Vanadium phosphide–phosphorus composite as a high-capacity negative electrode for sodium secondary batteries using an ionic liquid electrolyte

Abstract

A vanadium phosphide–phosphorus composite, V4P7/5P, is investigated as a negative electrode for sodium-ion batteries using the ionic liquid, Na[FSA]–[C₃C₁pyrr][FSA] (FSA = bis(fluorosulfonyl)amide anion and C₃C₁pyrr = N-methyl-N-propylpyrrolidinium cation), as the electrolyte.

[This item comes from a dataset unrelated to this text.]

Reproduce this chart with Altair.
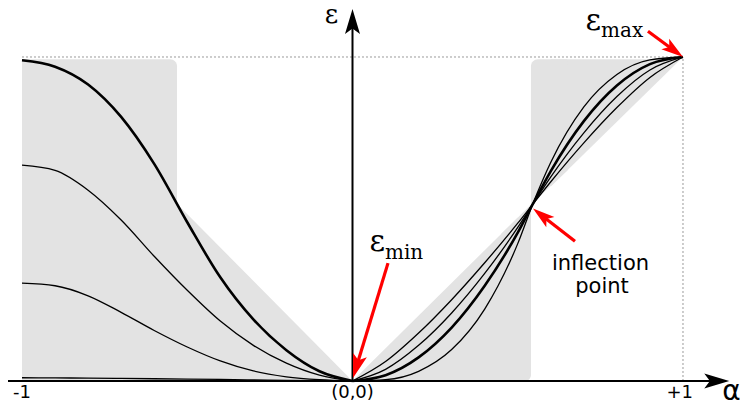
import math
import altair as alt
import pandas as pd

# ---------------- data ----------------
alpha_left = [-1.0, -0.9, -0.8, -0.7, -0.6, -0.5, -0.4, -0.3, -0.2, -0.1, 0.0]
eps_left_bold = [0.99, 0.97, 0.915, 0.815, 0.67, 0.49, 0.32, 0.19, 0.095, 0.03, 0.0]
eps_left_mid = [0.666, 0.65, 0.589, 0.497, 0.385, 0.28, 0.185, 0.11, 0.055, 0.018, 0.0]
eps_left_low = [0.302, 0.294, 0.263, 0.212, 0.156, 0.105, 0.062, 0.031, 0.013, 0.004, 0.0]
eps_left_flat = [0.01, 0.0095, 0.009, 0.008, 0.007, 0.006, 0.005, 0.0035, 0.002, 0.001, 0.0]

alpha_right = [0.0, 0.1, 0.2, 0.3, 0.4, 0.5, 0.545, 0.6, 0.7, 0.8, 0.9, 1.0]
eps_right_1 = [0.0, 0.060, 0.148, 0.251, 0.365, 0.487, 0.545, 0.615, 0.735, 0.844, 0.937, 1.0]
eps_right_2 = [0.0, 0.036, 0.110, 0.210, 0.332, 0.474, 0.545, 0.630, 0.766, 0.878, 0.960, 1.0]
eps_right_bold = [0.0, 0.018, 0.073, 0.165, 0.294, 0.458, 0.545, 0.648, 0.802, 0.912, 0.978, 1.0]
eps_right_4 = [0.0, 0.004, 0.030, 0.097, 0.222, 0.424, 0.545, 0.675, 0.846, 0.946, 0.991, 1.0]

# shaded regions
shade_top = 0.993
shade_left_edge = -0.531
shade_left_corner = 0.547
shade_right_edge = 0.54
shade_right_corner = 0.545

# annotations: [start alpha, start eps, tip alpha, tip eps]
arrow_min = [0.1074, 0.3639, 0.0015, 0.0092]
arrow_max = [0.894, 1.0795, 1.0, 1.0]
arrow_infl = [0.6732, 0.4312, 0.5461, 0.5321]

tick_labels = ["-1", "(0,0)", "+1"]
tick_pos = [-1.0, 0.0, 0.99]

# ---------------- layout ----------------
W, H = 732, 393
X_DOMAIN = [-1.04236, 1.17247]
Y_DOMAIN = [-0.0617, 1.1512]
PX_X = W / (X_DOMAIN[1] - X_DOMAIN[0])
PX_Y = H / (Y_DOMAIN[1] - Y_DOMAIN[0])
GREY = "#e3e3e3"
RED = "#ff0000"
ARROW_PATH = "M0,-1L0.6,1L0,0.55L-0.6,1Z"

xs = alt.Scale(domain=X_DOMAIN, nice=False, zero=False)
ys = alt.Scale(domain=Y_DOMAIN, nice=False, zero=False)


def X(f):
    return alt.X(f, type="quantitative", scale=xs, axis=None)


def Y(f):
    return alt.Y(f, type="quantitative", scale=ys, axis=None)


def area(xv, yv, y2v):
    df = pd.DataFrame({"x": xv, "y": yv, "y2": y2v})
    return alt.Chart(df).mark_area(color=GREY, opacity=1).encode(
        x=X("x"), y=Y("y"), y2=alt.Y2("y2"))


def rect(x1, x2, y1, y2, **corner):
    df = pd.DataFrame({"x": [x1], "x2": [x2], "y": [y1], "y2": [y2]})
    return alt.Chart(df).mark_rect(color=GREY, **corner).encode(
        x=X("x"), x2=alt.X2("x2"), y=Y("y"), y2=alt.Y2("y2"))


def rule(x1, x2, y1, y2, **kw):
    df = pd.DataFrame({"x": [x1], "x2": [x2], "y": [y1], "y2": [y2]})
    return alt.Chart(df).mark_rule(**kw).encode(
        x=X("x"), x2=alt.X2("x2"), y=Y("y"), y2=alt.Y2("y2"))


def head(ax, ay, angle, length, color):
    df = pd.DataFrame({"x": [ax], "y": [ay]})
    return alt.Chart(df).mark_point(
        shape=ARROW_PATH, filled=True, color=color, opacity=1,
        size=length * length, angle=angle, strokeWidth=0).encode(
        x=X("x"), y=Y("y"))


def arrow(spec, head_len, color, width):
    sx, sy, tx, ty = spec
    dxp = (tx - sx) * PX_X
    dyp = -(ty - sy) * PX_Y
    L = math.hypot(dxp, dyp)
    ux, uy = dxp / L, dyp / L
    ang = math.degrees(math.atan2(ux, -uy)) % 360
    cx = tx - ux * head_len / 2 / PX_X
    cy = ty + uy * head_len / 2 / PX_Y
    ex = tx - ux * head_len * 0.6 / PX_X
    ey = ty + uy * head_len * 0.6 / PX_Y
    return [rule(sx, ex, sy, ey, color=color, strokeWidth=width),
            head(cx, cy, ang, head_len, color)]


def text(x, y, t, **kw):
    df = pd.DataFrame({"x": [x], "y": [y], "t": [t]})
    return alt.Chart(df).mark_text(baseline="alphabetic", color="black", **kw).encode(
        x=X("x"), y=Y("y"), text="t:N")


layers = []

# shaded regions (pieces overlap so that no seams show)
k_left = shade_left_corner / -shade_left_edge
k_right = shade_right_corner / shade_right_edge
layers.append(rect(-1.0, shade_left_edge, 0.0, shade_top, cornerRadiusTopRight=7))
layers.append(area([-0.6, 0.0], [0.6 * k_left, 0.0], [0.0, 0.0]))
layers.append(area([0.0, 0.5], [0.0, 0.5 * k_right], [0.0, 0.0]))
layers.append(rect(0.45, shade_right_edge, 0.0, 0.45, cornerRadiusBottomRight=6))
layers.append(area([0.45, shade_right_edge], [0.45 * k_right, shade_right_corner], [0.2, 0.2]))
layers.append(area([shade_right_edge, 0.65], [shade_right_corner, 0.65], [0.9, 0.9]))
layers.append(area([0.6, shade_top], [0.6, shade_top], [shade_top, shade_top]))
layers.append(rect(shade_right_edge, 0.65, 0.65, shade_top, cornerRadiusTopLeft=7))

# dotted guides
layers.append(rule(-1.0, 1.0, 1.0, 1.0, color="#9a9a9a", strokeDash=[2, 2], strokeWidth=1))
layers.append(rule(1.0, 1.0, 0.0, 1.0, color="#9a9a9a", strokeDash=[2, 2], strokeWidth=1))

# curves
rows = []
for name, vals, bold in [("lb", eps_left_bold, True), ("lm", eps_left_mid, False),
                         ("ll", eps_left_low, False), ("lf", eps_left_flat, False)]:
    for a, e in zip(alpha_left, vals):
        rows.append({"s": name, "a": a, "e": e, "bold": bold})
for name, vals, bold in [("r1", eps_right_1, False), ("r2", eps_right_2, False),
                         ("rb", eps_right_bold, True), ("r4", eps_right_4, False)]:
    for a, e in zip(alpha_right, vals):
        rows.append({"s": name, "a": a, "e": e, "bold": bold})
curves = pd.DataFrame(rows)

layers.append(alt.Chart(curves[~curves.bold]).mark_line(
    color="black", strokeWidth=1.3, interpolate="monotone").encode(
    x=X("a"), y=Y("e"), detail="s:N"))
layers.append(alt.Chart(curves[curves.bold]).mark_line(
    color="black", strokeWidth=2.6, interpolate="monotone").encode(
    x=X("a"), y=Y("e"), detail="s:N"))

# axes with arrowheads
x_tip = 1.14
y_tip = 1.1481
layers.append(rule(X_DOMAIN[0], x_tip - 15 / PX_X, 0.0, 0.0, color="black", strokeWidth=2))
layers.append(head(x_tip - 12.5 / PX_X, 0.0, 90, 25, "black"))
layers.append(rule(0.0, 0.0, 0.0, y_tip - 15 / PX_Y, color="black", strokeWidth=2))
layers.append(head(0.0, y_tip - 12.5 / PX_Y, 0, 25, "black"))

# red arrows
layers += arrow(arrow_min, 24, RED, 3.2)
layers += arrow(arrow_max, 22, RED, 3.2)
layers += arrow(arrow_infl, 22, RED, 3.2)

# texts
for t, p in zip(tick_labels, tick_pos):
    layers.append(text(p, -0.0525, t, font="DejaVu Sans", fontSize=18, align="center"))
layers.append(text(1.147, -0.0586, "α", font="DejaVu Sans", fontSize=28, align="center"))
layers.append(text(-0.0635, 1.105, "ε", font="DejaVu Serif", fontSize=26, align="center"))
layers.append(text(0.0983, 0.4006, "ε", font="DejaVu Serif", fontSize=30, align="right"))
layers.append(text(0.0983, 0.3761, "min", font="DejaVu Serif", fontSize=20, align="left"))
layers.append(text(0.7519, 1.0826, "ε", font="DejaVu Serif", fontSize=30, align="right"))
layers.append(text(0.7519, 1.0612, "max", font="DejaVu Serif", fontSize=20, align="left"))
layers.append(text(0.7504, 0.3425, "inflection", font="DejaVu Sans", fontSize=21, align="center"))
layers.append(text(0.755, 0.271, "point", font="DejaVu Sans", fontSize=21, align="center"))

chart = alt.layer(*layers).properties(
    width=W, height=H, padding=0,
    autosize=alt.AutoSizeParams(type="none"),
    background="white",
).configure_view(stroke=None)

chart.save("out.html", embed_options={"renderer": "svg", "actions": False})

Analyses of the X-ray diffraction pattern, X-ray photoelectron spectra, and transmission electron microscopy images revealed that the V₄P₇/5P composite prepared by high-energy ball-milling is composed of a V₄P₇ crystalline phase and an amorphous phosphorus phase. This composite exhibits a high reversible discharge capacity of 738 mAh g⁻¹, with a reasonably high initial coulombic efficiency of 85.9% at 363 K, even in the absence of carbon materials. The emergence of Na3P peaks in the ex situ XRD pattern after full charging indicated sodiation of the excess amorphous phosphorus present in the composite. The peaks corresponding to V₄P₇ remained intact and desodiation of Na₃P after full discharge was also evident from the XRD pattern. The cyclability was higher in the ionic liquid electrolyte than in an organic electrolyte owing to the formation of a more efficient interfacial layer in the former.